Types of Tax Transcripts

Key Takeaways

  • Different types of IRS transcripts serve diverse purposes in lending, and having an acute awareness of those variances can bolster lending practices, saving both timing and money. 
  • A tax return is the full financial filing a borrower submits, while a tax transcript is a summarized, IRS‑verified version. 
  • Lenders use different transcript types to confirm income, filing activity, and IRS account details. 
  • Form 4506‑C provides a one‑time transcript request through the IRS’s Income Verification Express Service (IVES) and requires strict formatting. 
  • TOD utilizes Form 8821 due to its lower rejection rates and ability to obtain multiple forms for transcripts  for up to three years without repeatedly involving the borrower. 
Most lenders are aware of the value of IRS-verified borrower data that is received through tax transcripts. However, different types of transcripts have varied use cases, and having a nuanced awareness of these uses can save lenders both time and money.

What Is the Difference Between a Tax Transcript and a Tax Return?

A tax return provides comprehensive financial data that was filed by a borrower. This document is what individuals submit to the IRS annually to communicate their total income from the year, how much they paid throughout the year, and whether they owe more or are entitled to a refund.

A tax transcript is the summarized version of a tax return. A transcript is obtained by lenders directly from the IRS, eliminating the potential for borrower fraud that a tax return submitted by a borrower poses.

Here are the main types of IRS transcripts that can be obtained, what information each conveys, and how to obtain them:

1. Tax Return Transcript

What it shows:
Tax return transcripts provide a line-by-line summary of the original tax returns that were filed. These forms include Form 1040, 1065, and 1120 among others.

Why lenders use it:
Lenders will request Tax Return Transcripts from the IRS to confirm the income that borrowers reported on their loan applications. This is a required step for originating SBA loans.

2. Record of Account Transcript

What it shows:
A record of account transcript provides a more complete picture, combining the information from return transcripts and account transcripts. This can include:

  • Adjustments made after filing
  • Amended return changes
  • IRS corrections
  • Penalties or assessments

Why lenders use it:
Record of account transcripts are useful if the borrower has amended returns. This transcript type can also show whether the IRS changed anything that would affect income or deductions.

3. Account Transcript

What it shows:
Account transcripts show activity on the borrower’s IRS account, such as:

  • Payments
  • Penalties
  • Adjustments
  • Filing status confirmation
  • Whether the return was filed and processed
  • Notices issued to the taxpayer

Why lenders use it:
Account transcripts help confirm actual filing dates as well as verify that the return is processed and not under review or unfiled.
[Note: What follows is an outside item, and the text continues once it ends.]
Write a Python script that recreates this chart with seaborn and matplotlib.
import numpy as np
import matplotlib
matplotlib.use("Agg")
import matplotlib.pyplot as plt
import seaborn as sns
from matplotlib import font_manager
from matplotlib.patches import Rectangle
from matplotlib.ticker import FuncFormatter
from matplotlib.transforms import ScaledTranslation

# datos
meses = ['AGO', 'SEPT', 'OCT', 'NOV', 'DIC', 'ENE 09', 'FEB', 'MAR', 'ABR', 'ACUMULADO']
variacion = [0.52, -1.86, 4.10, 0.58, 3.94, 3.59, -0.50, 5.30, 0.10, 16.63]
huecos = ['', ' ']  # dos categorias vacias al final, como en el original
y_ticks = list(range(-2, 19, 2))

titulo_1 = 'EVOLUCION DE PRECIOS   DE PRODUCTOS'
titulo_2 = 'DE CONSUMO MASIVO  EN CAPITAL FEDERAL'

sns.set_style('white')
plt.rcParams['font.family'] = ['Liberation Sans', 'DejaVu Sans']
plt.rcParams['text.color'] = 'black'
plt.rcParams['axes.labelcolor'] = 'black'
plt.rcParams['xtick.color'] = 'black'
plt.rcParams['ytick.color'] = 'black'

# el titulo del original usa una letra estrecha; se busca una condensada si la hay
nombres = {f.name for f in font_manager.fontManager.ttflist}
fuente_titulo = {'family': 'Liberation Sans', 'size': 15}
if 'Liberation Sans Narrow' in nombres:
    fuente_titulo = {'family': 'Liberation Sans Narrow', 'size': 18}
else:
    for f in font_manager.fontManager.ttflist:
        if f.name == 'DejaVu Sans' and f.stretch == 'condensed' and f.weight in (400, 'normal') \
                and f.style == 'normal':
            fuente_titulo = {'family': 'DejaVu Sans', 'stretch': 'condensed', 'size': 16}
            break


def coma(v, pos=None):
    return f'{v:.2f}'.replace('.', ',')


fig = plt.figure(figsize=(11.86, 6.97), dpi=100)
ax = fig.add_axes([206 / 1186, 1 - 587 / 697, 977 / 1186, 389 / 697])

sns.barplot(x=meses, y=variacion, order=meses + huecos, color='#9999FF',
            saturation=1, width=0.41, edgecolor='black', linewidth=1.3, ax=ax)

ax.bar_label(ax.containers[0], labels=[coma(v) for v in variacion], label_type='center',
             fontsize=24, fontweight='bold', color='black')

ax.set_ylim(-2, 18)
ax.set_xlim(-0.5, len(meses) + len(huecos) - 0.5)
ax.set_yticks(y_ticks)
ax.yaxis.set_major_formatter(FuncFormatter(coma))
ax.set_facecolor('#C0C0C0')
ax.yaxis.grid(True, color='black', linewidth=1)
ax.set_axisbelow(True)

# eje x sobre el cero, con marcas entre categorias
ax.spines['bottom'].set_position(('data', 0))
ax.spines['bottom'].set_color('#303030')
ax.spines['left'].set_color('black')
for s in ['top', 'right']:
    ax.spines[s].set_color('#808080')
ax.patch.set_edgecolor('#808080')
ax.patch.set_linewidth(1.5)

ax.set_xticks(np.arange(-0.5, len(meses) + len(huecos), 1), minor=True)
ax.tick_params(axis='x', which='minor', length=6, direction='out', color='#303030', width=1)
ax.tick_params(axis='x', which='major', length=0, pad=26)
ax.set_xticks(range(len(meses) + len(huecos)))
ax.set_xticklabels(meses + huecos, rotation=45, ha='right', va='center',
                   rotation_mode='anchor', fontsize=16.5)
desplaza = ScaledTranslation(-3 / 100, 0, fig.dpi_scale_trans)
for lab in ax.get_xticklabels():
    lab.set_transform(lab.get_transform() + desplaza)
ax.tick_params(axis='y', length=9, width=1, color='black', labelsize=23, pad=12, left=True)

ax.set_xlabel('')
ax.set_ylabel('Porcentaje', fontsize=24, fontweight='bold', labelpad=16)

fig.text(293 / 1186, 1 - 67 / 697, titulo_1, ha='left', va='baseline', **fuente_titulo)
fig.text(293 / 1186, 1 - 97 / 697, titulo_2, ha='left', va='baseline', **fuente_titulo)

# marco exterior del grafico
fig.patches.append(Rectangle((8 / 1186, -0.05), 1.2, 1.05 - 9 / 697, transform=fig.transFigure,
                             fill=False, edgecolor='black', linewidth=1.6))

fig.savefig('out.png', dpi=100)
TOD uses both the Account Transcripts and Return Transcripts, rather than just the Record of Account. This ensures greater accuracy of information.
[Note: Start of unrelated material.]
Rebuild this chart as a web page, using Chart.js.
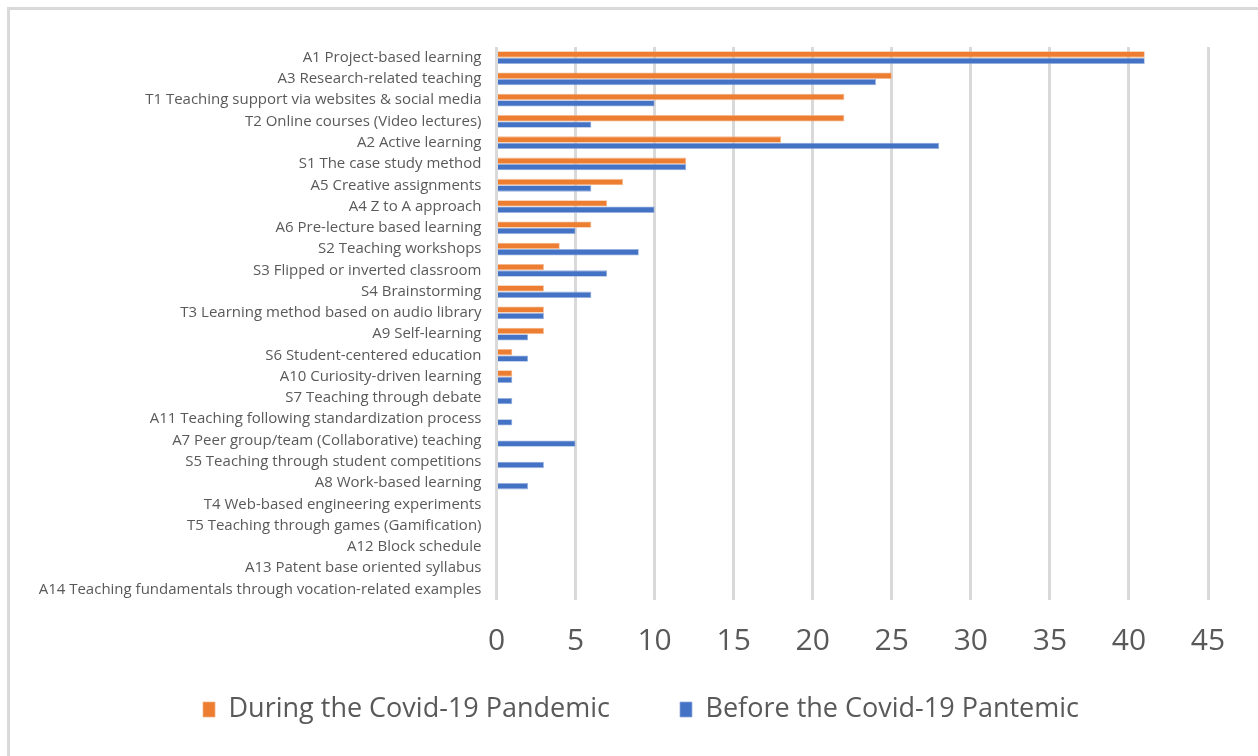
<!DOCTYPE html>
<html>
<head>
<meta charset="utf-8">
<script src="https://cdn.jsdelivr.net/npm/chart.js@4.4.1/dist/chart.umd.min.js"></script>
<style>
  html, body { margin: 0; padding: 0; background: #ffffff; }
  body { width: 1258px; height: 756px; position: relative; overflow: hidden; }
  #frame { position: absolute; left: 7px; top: 7px; width: 1260px; height: 760px;
           border-left: 3px solid #d9d9d9; border-top: 3px solid #d9d9d9; box-sizing: border-box; }
  #wrap { position: absolute; left: 0; top: 0; width: 1258px; height: 756px; }
</style>
</head>
<body>
<div id="frame"></div>
<div id="wrap"><canvas id="chart" width="1258" height="756"></canvas></div>
<script>
// Teaching methods, ordered by use during the pandemic
const categories = [
  "A1 Project-based learning",
  "A3 Research-related teaching",
  "T1 Teaching support via websites & social media",
  "T2 Online courses (Video lectures)",
  "A2 Active learning",
  "S1 The case study method",
  "A5 Creative assignments",
  "A4 Z to A approach",
  "A6 Pre-lecture based learning",
  "S2 Teaching workshops",
  "S3 Flipped or inverted classroom",
  "S4 Brainstorming",
  "T3 Learning method based on audio library",
  "A9 Self-learning",
  "S6 Student-centered education",
  "A10 Curiosity-driven learning",
  "S7 Teaching through debate",
  "A11 Teaching following standardization process",
  "A7 Peer group/team (Collaborative) teaching",
  "S5 Teaching through student competitions",
  "A8 Work-based learning",
  "T4 Web-based engineering experiments",
  "T5 Teaching through games (Gamification)",
  "A12 Block schedule",
  "A13 Patent base oriented syllabus",
  "A14 Teaching fundamentals through vocation-related examples"
];

const duringPandemic = [41, 25, 22, 22, 18, 12, 8, 7, 6, 4, 3, 3, 3, 3, 1, 1, 0, 0, 0, 0, 0, 0, 0, 0, 0, 0];
const beforePandemic = [41, 24, 10, 6, 28, 12, 6, 10, 5, 9, 7, 6, 3, 2, 2, 1, 1, 1, 5, 3, 2, 0, 0, 0, 0, 0];

const seriesNames = ["During the Covid-19 Pandemic", "Before the Covid-19 Pantemic"];
const xTickValues = [0, 5, 10, 15, 20, 25, 30, 35, 40, 45];

const ORANGE = "#ed7d31";
const BLUE = "#4472c4";
const TEXT = "#595959";
const GRID = "#d9d9d9";
const FONT = "'Open Sans', sans-serif";

const LEGEND_GAP = 70;      // space between the two legend entries
const LEGEND_HEIGHT = 86;   // reserved band under the axis
const LEGEND_SHIFT_X = 37;  // nudges of the legend row
const LEGEND_SHIFT_Y = -44;

// Fixes the legend band height and nudges the row into place
const legendBand = {
  id: "legendBand",
  beforeUpdate(chart) {
    const lg = chart.legend;
    if (!lg || lg._banded) return;
    const fit = lg.fit.bind(lg);
    lg.fit = function () { fit(); this.height = LEGEND_HEIGHT; };
    lg.draw = function () {
      if (!this.options.display) return;
      const c = this.ctx;
      c.save();
      c.translate(LEGEND_SHIFT_X, LEGEND_SHIFT_Y);
      this._draw();
      c.restore();
    };
    lg._banded = true;
  }
};

new Chart(document.getElementById("chart"), {
  type: "bar",
  data: {
    labels: categories,
    datasets: [
      { label: seriesNames[0], data: duringPandemic, backgroundColor: ORANGE,
        borderColor: "rgba(244,177,131,0.9)", borderWidth: 0.8 },
      { label: seriesNames[1], data: beforePandemic, backgroundColor: BLUE,
        borderColor: "rgba(143,170,220,0.9)", borderWidth: 0.8 }
    ]
  },
  plugins: [legendBand],
  options: {
    indexAxis: "y",
    responsive: false,
    animation: false,
    devicePixelRatio: 1,
    layout: { padding: { left: 0, right: 50, top: 47, bottom: 0 } },
    datasets: { bar: { categoryPercentage: 0.6, barPercentage: 1.0 } },
    scales: {
      x: {
        min: 0,
        max: 45,
        afterBuildTicks: (scale) => { scale.ticks = xTickValues.map(v => ({ value: v })); },
        grid: { color: GRID, lineWidth: 3, drawTicks: false },
        border: { display: false },
        ticks: {
          color: TEXT,
          font: { family: FONT, size: 30 },
          padding: 23
        },
        afterFit: (scale) => { scale.height = 70; }
      },
      y: {
        grid: { display: false },
        border: { display: false },
        ticks: {
          color: TEXT,
          font: { family: FONT, size: 15 },
          padding: 7,
          autoSkip: false
        },
        afterFit: (scale) => { scale.width = 496.5; }
      }
    },
    plugins: {
      tooltip: { enabled: false },
      legend: {
        position: "bottom",
        labels: {
          color: TEXT,
          font: { family: FONT, size: 27 },
          boxWidth: 12,
          boxHeight: 15,
          padding: LEGEND_GAP
        }
      }
    }
  }
});
</script>
</body>
</html>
4. Wage & Income Transcript

What it shows:
Wage & income transcripts show IRS‑collected income documents from employers and payers. This includes information on W-2s, 1099s, 1098s, and other third-party income documents.

Why lenders use it:
Wage & income transcripts help to verify employee and contractor income. These transcripts help lenders reconstruct income if the borrower lost documents, and they’re useful when borrowers under-report or “forget” certain income sources.

5. Verification of Non-Filing Letter (VNF)

What it shows:
A verification of non-filing letter from the IRS confirms that a taxpayer did not file a tax return for that year.

Why lenders use it:
A VNF confirms non‑filing for borrowers who were not required to file. This is particularly common for students, low‑income borrowers, or spouses on joint loans. VNFs are rarely used in business lending and are more common in mortgage lending.

How Lenders Obtain These Transcripts

IRS Form 4506-C is commonly used by lenders to obtain copies of each type of transcript listed above. It is crucial to note that Form 4506-C is only a one-time transcript request.

Further, this request form is limited to the IRS’s Income Verification Express Service (IVES). Through IVES, gaining any borrower information can take days, and Form 4506-C must follow very specific formatting. If formatting is not followed meticulously, the request could be denied and the individual submitting the access request will have to start the process over.

Through TOD’s platform, lenders can receive a borrower signature on Form 8821 in order to gain ongoing access to the necessary IRS data on that borrower without any further involvement of the borrower for at least 3 years.

This form gives lenders access to more types of IRS information than they can receive through Form 4506-C. This includes:

  • Notices
  • Penalties
  • Account issues
  • Installment agreements
  • Tax compliance problems
  • Historical filing details

The borrower can either provide a wet signature or an e-signature through the TOD portal to simplify the process.

Once lenders have gained access to the borrower’s IRS data, TOD’s ongoing monitoring keeps lenders in the loop on any changes to the borrower’s filing status or financial standing.

Should lenders lose access to the borrower’s information for any reason, TOD notifies the lender immediately.